Like me, he is aghast at social media guidelines from big media. Corporate bosses need to hide the white elephant in the room that everyone can see; that most journalists are progressives. Keith Olbermann was censured - at MSNBC, which no one mistakes for journalism much less balanced journalism - for giving money to Democrats. Did anyone seriously not know before then that Olbermann was a Democrat? Does anyone not know Fox News is right wing?
What Rosen does so well in the piece I linked to above is embrace what doomed modern journalism - passion - in a way corporate media cannot. Like I said in the beginning, few journalists of my age went into journalism to tell the most neutral, balanced story possible, they wanted to write a Pulitzer-winner about how homeless people were the fault of Republicans. We get that. We know you sure didn't go into it for the money.
But you know what? Neither did bloggers. Bloggers instead have passion journalists can't have if they want to stay employed. And scientists who write on Science 2.0 not only have more passion than journalists, they have more knowledge. Science 2.0 disrupts the old model even while big media groups who start science blogging sites try to corral it to make a buck.

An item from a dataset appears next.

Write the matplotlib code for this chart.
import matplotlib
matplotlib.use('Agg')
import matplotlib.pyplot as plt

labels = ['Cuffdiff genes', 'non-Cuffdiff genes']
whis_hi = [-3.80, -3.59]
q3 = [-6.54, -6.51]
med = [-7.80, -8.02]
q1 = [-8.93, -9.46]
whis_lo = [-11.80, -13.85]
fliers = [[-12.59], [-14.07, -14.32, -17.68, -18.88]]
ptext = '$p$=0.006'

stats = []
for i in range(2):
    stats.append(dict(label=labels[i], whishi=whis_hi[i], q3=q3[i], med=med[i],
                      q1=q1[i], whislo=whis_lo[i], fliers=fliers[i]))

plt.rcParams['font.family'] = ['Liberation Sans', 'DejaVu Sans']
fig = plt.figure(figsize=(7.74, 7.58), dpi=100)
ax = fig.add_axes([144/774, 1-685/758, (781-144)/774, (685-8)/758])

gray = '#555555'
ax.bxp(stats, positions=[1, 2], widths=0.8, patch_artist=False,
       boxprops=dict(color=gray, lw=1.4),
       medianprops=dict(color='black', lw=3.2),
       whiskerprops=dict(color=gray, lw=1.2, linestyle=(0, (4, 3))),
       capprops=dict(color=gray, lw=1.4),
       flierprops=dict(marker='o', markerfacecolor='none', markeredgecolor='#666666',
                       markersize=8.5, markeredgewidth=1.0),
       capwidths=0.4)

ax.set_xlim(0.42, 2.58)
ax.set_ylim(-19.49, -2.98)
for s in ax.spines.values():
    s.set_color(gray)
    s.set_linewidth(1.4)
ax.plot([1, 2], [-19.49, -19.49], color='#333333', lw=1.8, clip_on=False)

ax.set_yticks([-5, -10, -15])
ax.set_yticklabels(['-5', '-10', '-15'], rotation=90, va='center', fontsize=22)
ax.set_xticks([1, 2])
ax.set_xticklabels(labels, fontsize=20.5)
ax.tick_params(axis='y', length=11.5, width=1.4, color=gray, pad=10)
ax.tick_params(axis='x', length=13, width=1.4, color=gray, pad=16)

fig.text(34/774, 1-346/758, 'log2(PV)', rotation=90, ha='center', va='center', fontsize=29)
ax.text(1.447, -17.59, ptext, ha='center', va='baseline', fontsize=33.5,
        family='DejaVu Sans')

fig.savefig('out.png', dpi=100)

Bloggers are purifying journalism in a righteous fire - because blogging is different, in that they can't fly off to Washington, D.C. to have a dateline and feel included, does not mean they do no research. In both mainstream journalism and the science kind, the instances where bloggers uncovered issues mainstream journalists and editors missed are too numerous to count. In science blogging, the writers are not less knowledgeable than journalists, they are far more
knowledgeable. And the science audience is also. You'll never see a "Meet The Press" of science journalists on television because the science audience knows more than most journalists.
Rosen likens the situation to doctors and patients with Internet access; doctors hate the Internet. A doctor wants to not listen to you and hear only answers to questions he asks and write a prescription so he can pay someone to fill out reams of paperwork so he can get government money to pay for malpractice insurance he needs to protect himself from lawyers we won't rein in because it's cheaper for the government to nationalize health care than fight lawyers about tort reform which would mean less need for malpractice insurance and less paperwork and lower costs for patients.
A knowledgeable patient upsets all that because it takes too much time and there are too many questions. But the Internet is not going away. Cultural survival of the fitter is happening.
Rosen sees journalism as a 250-year-old dynamic membrane. It changed 43 years ago, it changed 90 years ago, it changed 10 years ago, it will keep changing. He outlines five factors that are causing spasms in the membrane now, but it will survive.
He welcomes the age of the neo-journalist. And so do we.